Kore.ai Knowledge Graph helps you turn your static FAQ text into an intelligent, personalized conversational experience. It goes beyond the usual practice of capturing FAQs in the form of flat question-answer pairs. Instead, Knowledge Collection enables you to create an ontological structure of key domain terms and associate them with context-specific questions and their alternatives, synonyms, and Machine learning-enabled classes. This Collection, when trained by the platform, generates a Knowledge Graph that enables an intelligent FAQ experience.
Knowledge Ontology
This document is intended to familiarize the reader with the terms used in building Knowledge Collection.
Terms or Nodes
Terms or Nodes are the building blocks of an ontology and they can be used to define the fundamental concepts and categories of a business domain.
As shown in the image below, you can organize the terms on the left-hand panel of the Bot Ontology window in a hierarchical order to represent the flow of information in your organization. You can create, organize, edit, and delete terms from there.

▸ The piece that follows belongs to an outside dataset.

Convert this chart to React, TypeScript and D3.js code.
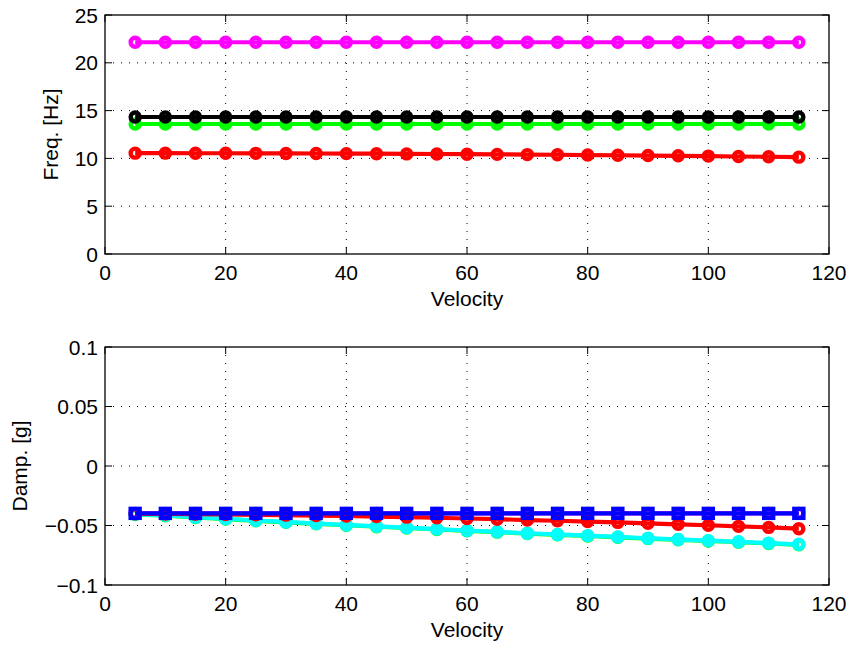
import React from "react";
import * as d3 from "d3";

const velocity = [5, 10, 15, 20, 25, 30, 35, 40, 45, 50, 55, 60, 65, 70, 75, 80, 85, 90, 95, 100, 105, 110, 115];

const freqMagenta = velocity.map(() => 22.15);
const freqBlack = velocity.map(() => 14.33);
const freqGreen = velocity.map(() => 13.6);
const freqRed = [10.55, 10.55, 10.54, 10.54, 10.53, 10.52, 10.51, 10.5, 10.49, 10.47, 10.46, 10.44, 10.42, 10.4, 10.38, 10.35, 10.33, 10.3, 10.27, 10.24, 10.2, 10.17, 10.13];

const dampMagenta = velocity.map(() => -0.0398);
const dampBlue = velocity.map(() => -0.0398);
const dampRed = [-0.0402, -0.0403, -0.0405, -0.0407, -0.041, -0.0413, -0.0417, -0.042, -0.0425, -0.043, -0.0435, -0.0441, -0.0447, -0.0454, -0.046, -0.0467, -0.0474, -0.0482, -0.049, -0.0498, -0.0507, -0.0516, -0.0527];
const dampGreen = [-0.0407, -0.0418, -0.0433, -0.0446, -0.0461, -0.0473, -0.0486, -0.0498, -0.051, -0.0521, -0.0533, -0.0545, -0.0556, -0.0568, -0.0578, -0.0588, -0.0599, -0.061, -0.062, -0.063, -0.064, -0.0651, -0.0662];
const dampCyan = [-0.0405, -0.0415, -0.043, -0.0443, -0.0458, -0.047, -0.0483, -0.0495, -0.0507, -0.0518, -0.053, -0.0542, -0.0553, -0.0565, -0.0575, -0.0585, -0.0596, -0.0607, -0.0617, -0.0627, -0.0637, -0.0648, -0.0658];

const xTicks = [0, 20, 40, 60, 80, 100, 120];
const freqTicks = [0, 5, 10, 15, 20, 25];
const dampTicks = [-0.1, -0.05, 0, 0.05, 0.1];
const dampTickLabels = ["\u22120.1", "\u22120.05", "0", "0.05", "0.1"];

type Series = { values: number[]; color: string; marker: "o" | "s" };

const freqSeries: Series[] = [
  { values: freqMagenta, color: "#ff00ff", marker: "o" },
  { values: freqRed, color: "#ff0000", marker: "o" },
  { values: freqGreen, color: "#00ff00", marker: "o" },
  { values: freqBlack, color: "#000000", marker: "o" },
];

const dampSeries: Series[] = [
  { values: dampMagenta, color: "#ff00ff", marker: "o" },
  { values: dampGreen, color: "#00ff00", marker: "o" },
  { values: dampCyan, color: "#00ffff", marker: "o" },
  { values: dampRed, color: "#ff0000", marker: "o" },
  { values: dampBlue, color: "#0000ff", marker: "s" },
];

const FONT = "'Liberation Sans', Arial, Helvetica, sans-serif";
const FS = 21;
const L = 105, R = 829;

function Panel({ top, bottom, domain, ticks, tickLabels, series, ylabel, ylabelX }: {
  top: number; bottom: number; domain: [number, number]; ticks: number[]; tickLabels: string[];
  series: Series[]; ylabel: string; ylabelX: number;
}) {
  const x = d3.scaleLinear().domain([0, 120]).range([L, R]);
  const y = d3.scaleLinear().domain(domain).range([bottom, top]);
  const line = d3.line<number>().x((_, i) => x(velocity[i])).y((d) => y(d));
  const tl = 7;
  return (
    <g>
      {xTicks.slice(1, -1).map((t) => (
        <line key={"gx" + t} x1={x(t)} x2={x(t)} y1={top} y2={bottom} stroke="#000" strokeWidth={1} strokeDasharray="1,7" />
      ))}
      {ticks.slice(1, -1).map((t) => (
        <line key={"gy" + t} x1={L} x2={R} y1={y(t)} y2={y(t)} stroke="#000" strokeWidth={1} strokeDasharray="1,7" />
      ))}
      {xTicks.map((t) => (
        <g key={"tx" + t}>
          <line x1={x(t)} x2={x(t)} y1={bottom} y2={bottom - tl} stroke="#000" />
          <line x1={x(t)} x2={x(t)} y1={top} y2={top + tl} stroke="#000" />
          <text x={x(t)} y={bottom + 26} textAnchor="middle" fontFamily={FONT} fontSize={FS}>{t}</text>
        </g>
      ))}
      {ticks.map((t, i) => (
        <g key={"ty" + t}>
          <line x1={L} x2={L + tl} y1={y(t)} y2={y(t)} stroke="#000" />
          <line x1={R} x2={R - tl} y1={y(t)} y2={y(t)} stroke="#000" />
          <text x={L - 7} y={y(t) + 7.5} textAnchor="end" fontFamily={FONT} fontSize={FS}>{tickLabels[i]}</text>
        </g>
      ))}
      {series.map((s, si) => (
        <g key={"s" + si}>
          <path d={line(s.values) || ""} fill="none" stroke={s.color} strokeWidth={4.2} strokeLinejoin="round" />
          {s.values.map((v, i) =>
            s.marker === "o" ? (
              <circle key={i} cx={x(velocity[i])} cy={y(v)} r={4.5} fill="none" stroke={s.color} strokeWidth={4.4} />
            ) : (
              <rect key={i} x={x(velocity[i]) - 4.5} y={y(v) - 4.5} width={9} height={9} fill="none" stroke={s.color} strokeWidth={4.4} />
            )
          )}
        </g>
      ))}
      <rect x={L} y={top} width={R - L} height={bottom - top} fill="none" stroke="#000" strokeWidth={1.3} />
      <text x={(L + R) / 2} y={bottom + 52} textAnchor="middle" fontFamily={FONT} fontSize={FS}>Velocity</text>
      <text transform={`translate(${ylabelX},${(top + bottom) / 2}) rotate(-90)`} textAnchor="middle" fontFamily={FONT} fontSize={FS}>{ylabel}</text>
    </g>
  );
}

export default function App() {
  return (
    <svg width={851} height={647} style={{ position: "absolute", left: 0, top: 0, background: "#fff" }}>
      <rect width={851} height={647} fill="#fff" />
      <Panel top={15} bottom={254} domain={[0, 25]} ticks={freqTicks} tickLabels={freqTicks.map(String)}
        series={freqSeries} ylabel="Freq. [Hz]" ylabelX={58} />
      <Panel top={347} bottom={585} domain={[-0.1, 0.1]} ticks={dampTicks} tickLabels={dampTickLabels}
        series={dampSeries} ylabel="Damp. [g]" ylabelX={27} />
    </svg>
  );
}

For easier representation, we identify some special nodes using the following names:
Root Node
Root node forms the topmost term of your Bot Ontology. A Knowledge Collection consists of only one root node and all other nodes in the ontology become its child nodes. Root node takes the name of the bot by default, but you can change it later.
First-level Nodes
The immediate child nodes of the root node are known as First-level nodes. There can be any number of First-level nodes in a collection. It is recommended to keep First-level nodes to represent high-level terms such as the names of departments or functionality. Examples – Personal Banking, Online Banking, and Corporate Banking.
Leaf Node
Any node to which question-answer sets are added is called a Leaf Node, be it First-level, Parent, or Child.
Parent-Child Relationship
Depending on their position in the ontology, a node plays different roles, for example, it becomes a Parent Node when a subcategory or Child Node is added to it. A parent node is in simple terms a category that may have one or more subcategories under it, called the child nodes. Examples: Loan is the parent node of Home Loan and Personal Loan. Personal Loan can again have two child nodes: Rate and Fees, Help and Support.
Synonyms
Users would use a variety of alternatives for the terms of your ontology. Knowledge Collection allows you to add synonyms for the terms to include all possible alternative forms of the terms. Adding synonyms also reduces the need for training the bot with alternative questions.
For example, the Internet Banking node may have the following synonyms added to it: Online Banking, e-banking, E-banking, Cyberbanking, and Web banking.
When you add a synonym for a term in the Knowledge Collection, you can add them as local or global synonyms. Local synonyms apply to the term only in that particular path, whereas global synonyms apply to the term even if it appears on any other path in the ontology.
Traits
Note: From ver 7.0, Traits replace Classes of ver 6.4 and before.
A trait is a collection of typical end-user utterances that define the nature of a question when they ask for information related to a term. A trait is a common feature that can be applied to multiple terms across your Bot Ontology.
Questions and Answers
These are the actual questions associated with your business domain and their corresponding responses. The question-answer pairs must be added to relevant nodes in your bot ontology. A question may be asked differently by different users and to support this, you may associate multiple alternate forms for each question.